This article first appeared in the May 17, 1978 Daily Statesman, and includes memories of Fisher's Ford, E. P. Waggener's mail route, Mountain Laurel, and the river culture that was lost when Green River Lake was impounded.

By Ed Waggener

Floral Display above Holmes Bend this week

From the appearance of the plants this past Saturday, there ought to be a spectacular floral display on the Laurel Cliffs above Holmes Bend this week when the mountain laurel there bursts into bloom. As far as I know, the cliffs are the only place in Adair County where mountain laurel grows. It was really pretty last year.

To get to the Laurel Cliffs from Columbia, take the Holmes Bend Road to the first gravel road to the left immediately before reaching Charity Baptist Church.

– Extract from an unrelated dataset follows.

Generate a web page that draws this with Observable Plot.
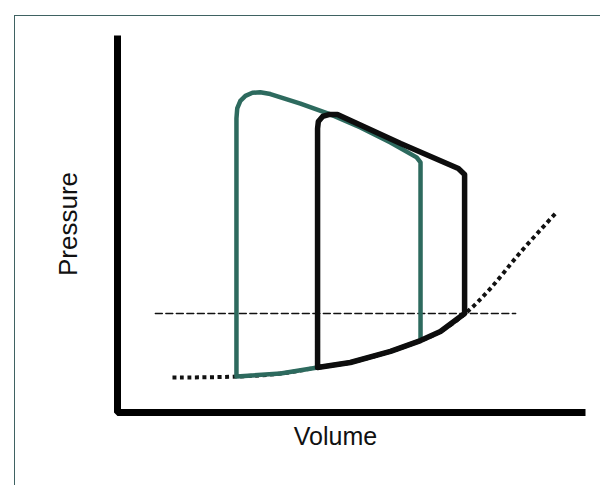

The cliffs are about one and one-half miles beyond, on the right, and stretch approximately one-half mile along the roadside.

There's a good show of mountain laurel along the roadside, and an even greater one along the first road to the right as the cliff and main road diverge.

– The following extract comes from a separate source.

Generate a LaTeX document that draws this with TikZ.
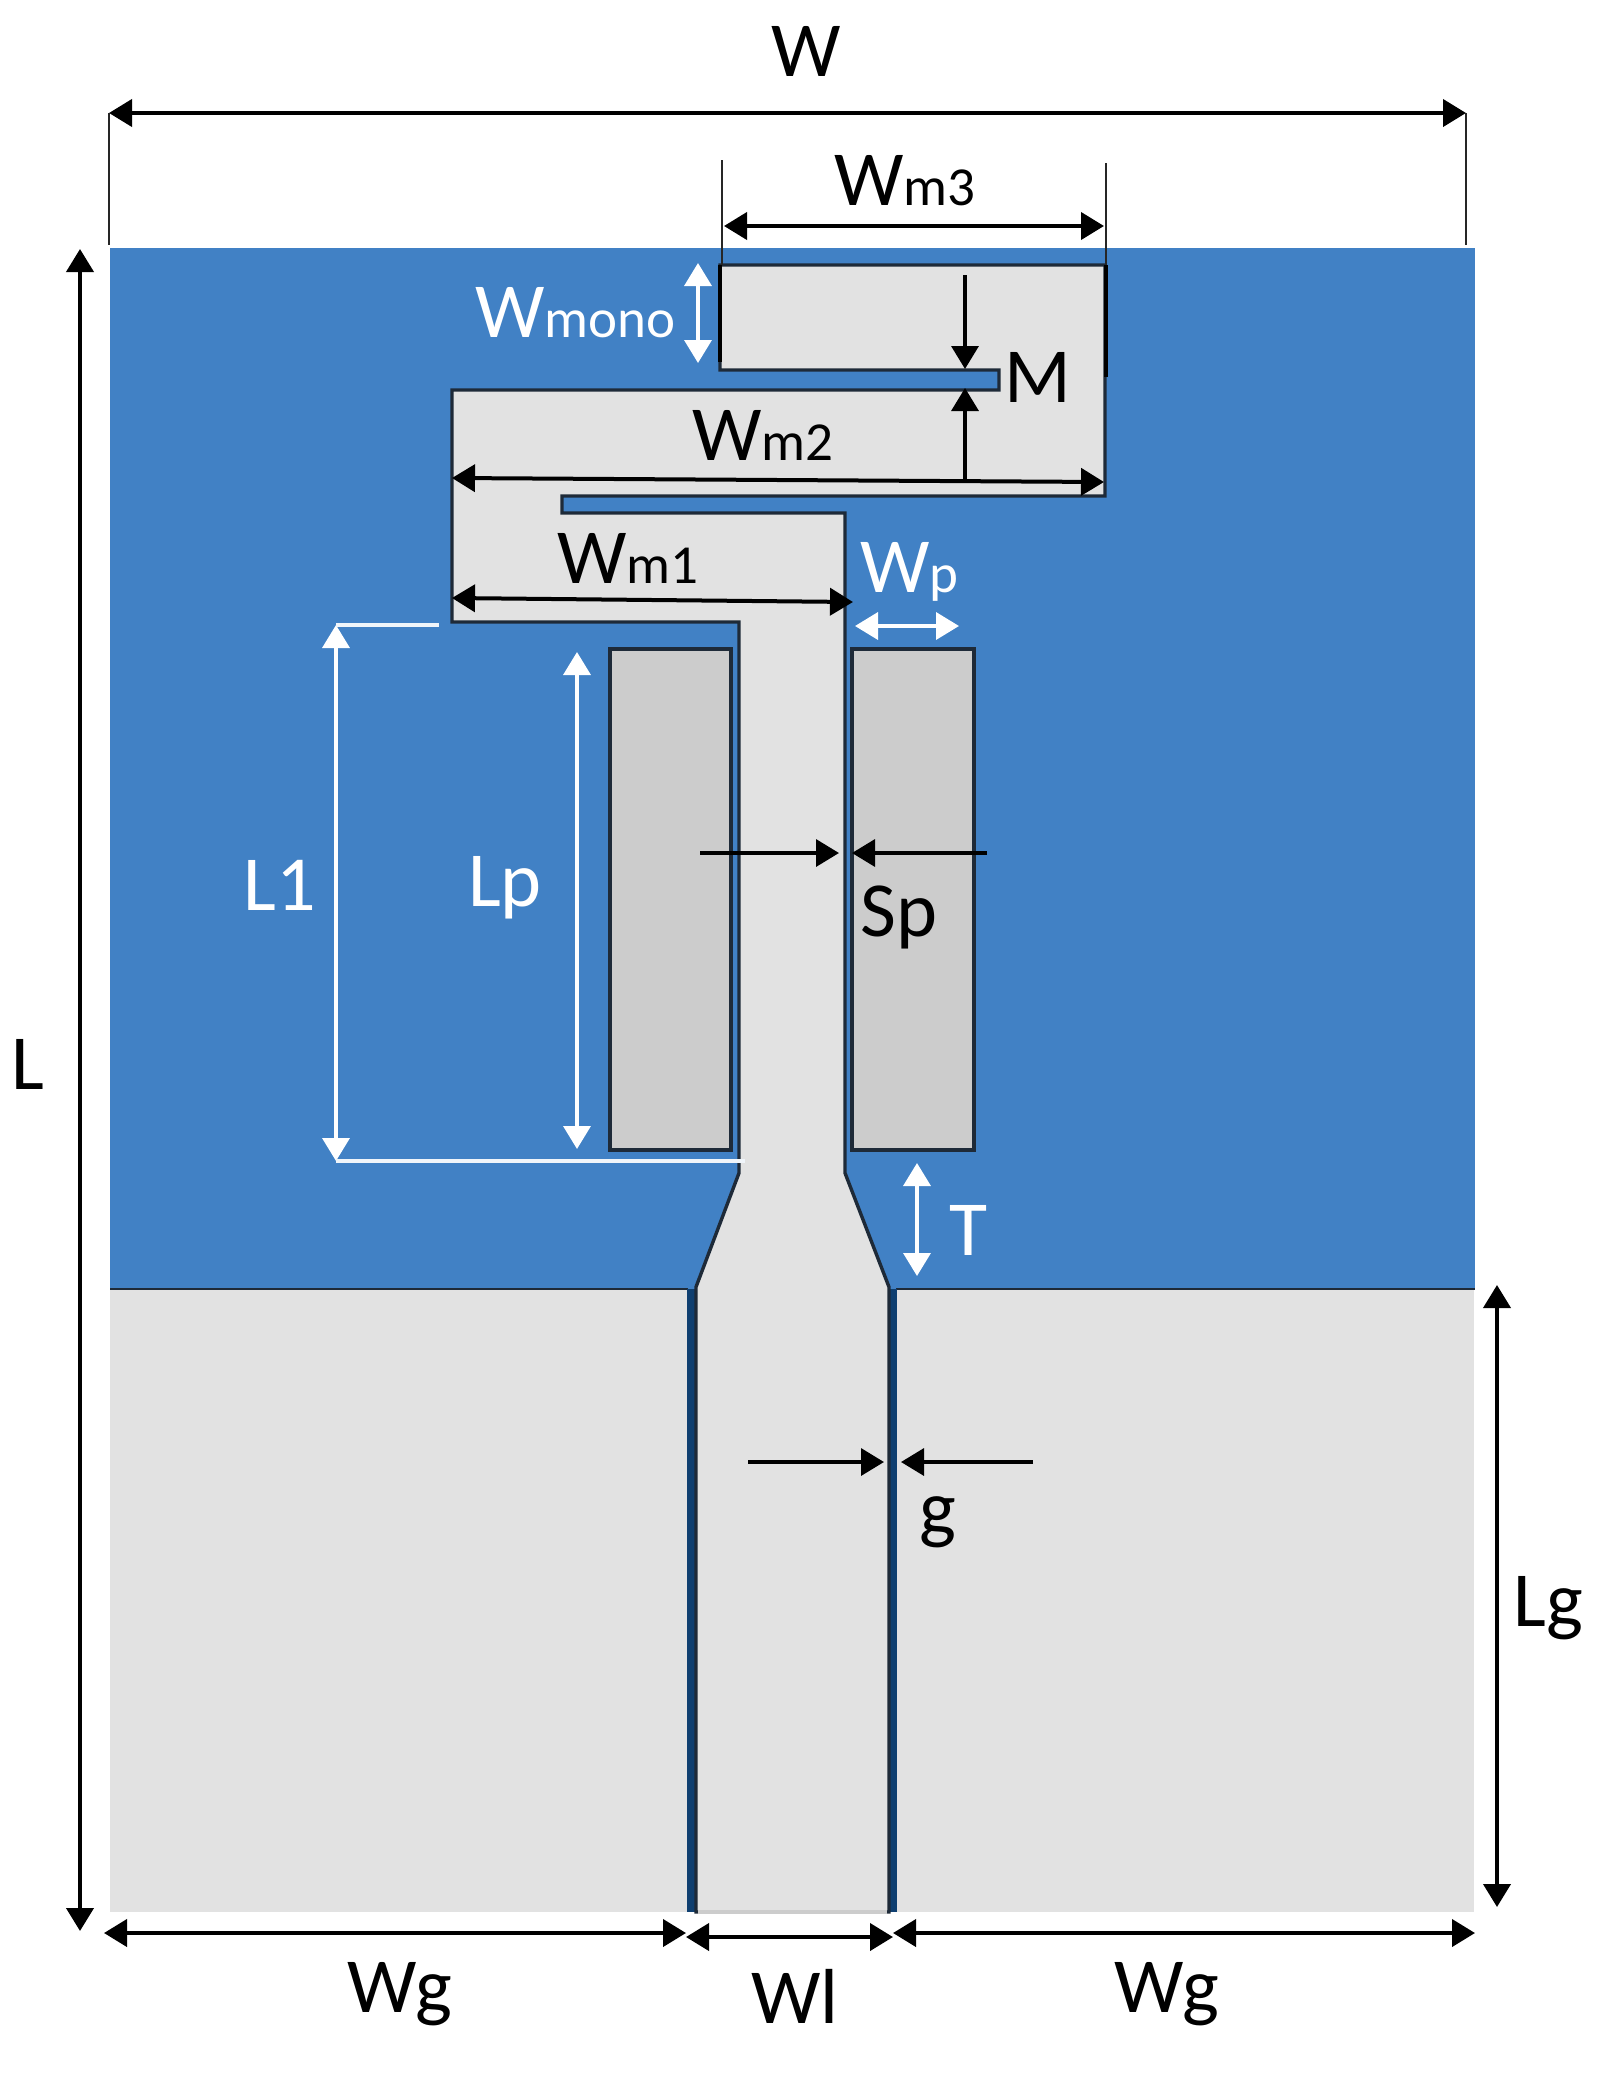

Too, there's a beautiful view of Holmes Bend from the cliffs, making a digression there well worth while.


I make a pilgrimage there every May to see the laurel. It's worth it. And it's a lot easier than driving to the mountains.

Enchanting part of Adair County

The area around Holmes Bend is more than just a boat dock and campgrounds. That's okay. But I remember what was there before the reservoir, and I think it's arguable that it was even better then.

Along the Holmes Bend Road was a beautiful little place in the Butler Creek Hollow. It remains today one of the most memorable Adair County scenes. Walter Grant lives there today, and he named it Happy Hollow years ago.

Across the road from Grant's farm, on property now owned by Clyde Porter of Russell Springs, there is an everflowing spring, with ice-cold water piped right to the roadside. The water was wonderfully refreshing on hot, dusty days before the Holmes Bend Road was blacktopped. The spring was and is called "Spout Springs."

(The name "Spout Springs" seems to be the usual appellation of any spring with a spout, just as "Dug Hill" seems to be the common name of any hill from which a deep-cut road bed has been dug.)

Walter Grant used the water for his old home, before he built the new house there, and says he wishes he had the water for drinking purposes today. But the cost of building a pipeline from another man's land persuaded him to opt for other alternatives.

On down the road, toward the river, was a community of unusual industry and peacefulness. There was a church, Charity Baptist; a school, Jericho; and a general store and Holmes, Kentucky's United States Post Office.

At one time, Walter Grant remembers, there was a blacksmith shop, run by a man named Holmes, from whom the post office, voting precinct and later, the Corps of Engineers ramp and dock site, derived their names.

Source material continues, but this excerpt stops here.